Cairo - Agencies
Egypt\'s military chief of staff Sami Enan
Egypt\'s military rulers agreed on Saturday to amend a controversial electoral law following threats of a poll boycott by dozens of political parties and a rally in Cairo\'s Tahrir Square for reforms.
The Supreme Council of the Armed Forces, which took power when president Hosni Mubarak was ousted in February, agreed to amend the new law to allow political parties to field candidates in the one-third of seats that had previously been reserved for independent candidates, the official MENA agency reported.
The military rulers also agreed to lift the emergency law during elections and halt military trials for civilians, and consider banning senior members of the dissolved former ruling party of Hosni Mubarak from running for public posts, Al Arabiya correspondent reported from Cairo.

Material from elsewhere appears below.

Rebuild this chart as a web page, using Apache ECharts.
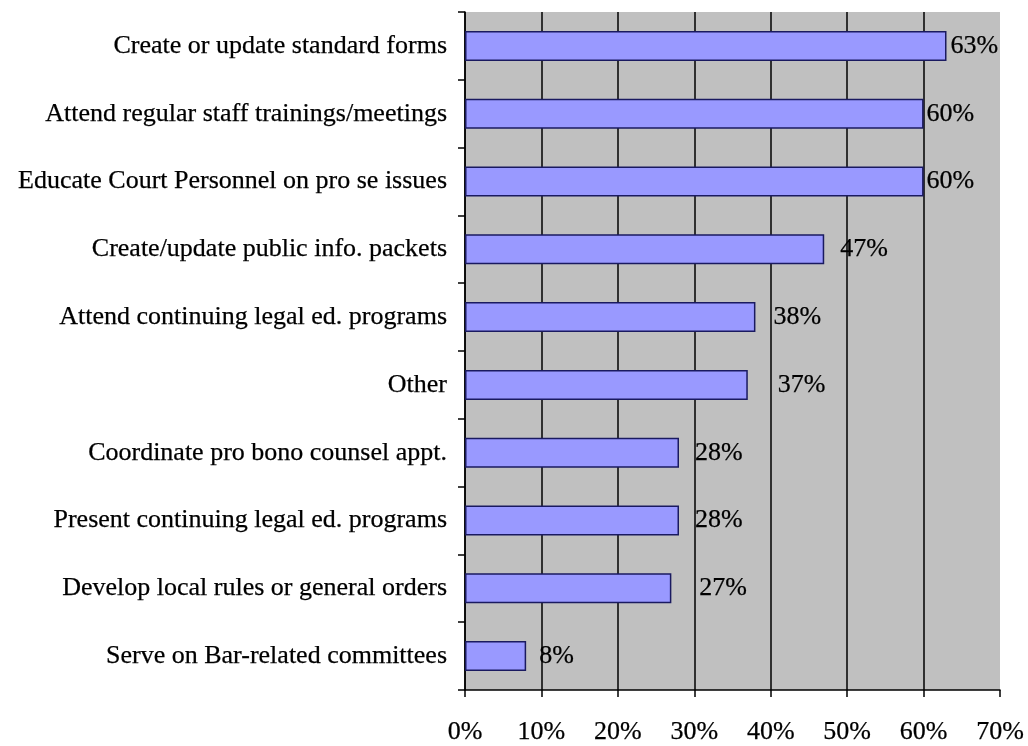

The decision came after a meeting between military chief of staff Sami Enan and members of the Democratic Coalition, which groups dozens of political groups, including the powerful Muslim Brotherhood and the liberal Wafd party.
Those at the meeting -- and dozens more groups -- had objected to Article 5, which stipulates that two-thirds of seats would be on a party list system and the rest for independents.
On Thursday they threatened a vote boycott unless the controversial article was cancelled, throwing into question the credibility of Egypt\'s first post-Mubarak polls.
SCAF has also agreed to examine activating a law that would ban corrupt politicians from running for office for 10 years, and to look into lifting the emergency law, MENA said.
Under the old system, hundreds of candidates ran as independents if they did not make it onto Mubarak\'s National Democratic Party lists, only to join the party after winning seats.
Candidates affiliated with the ruling party used patronage or pressure to garner votes.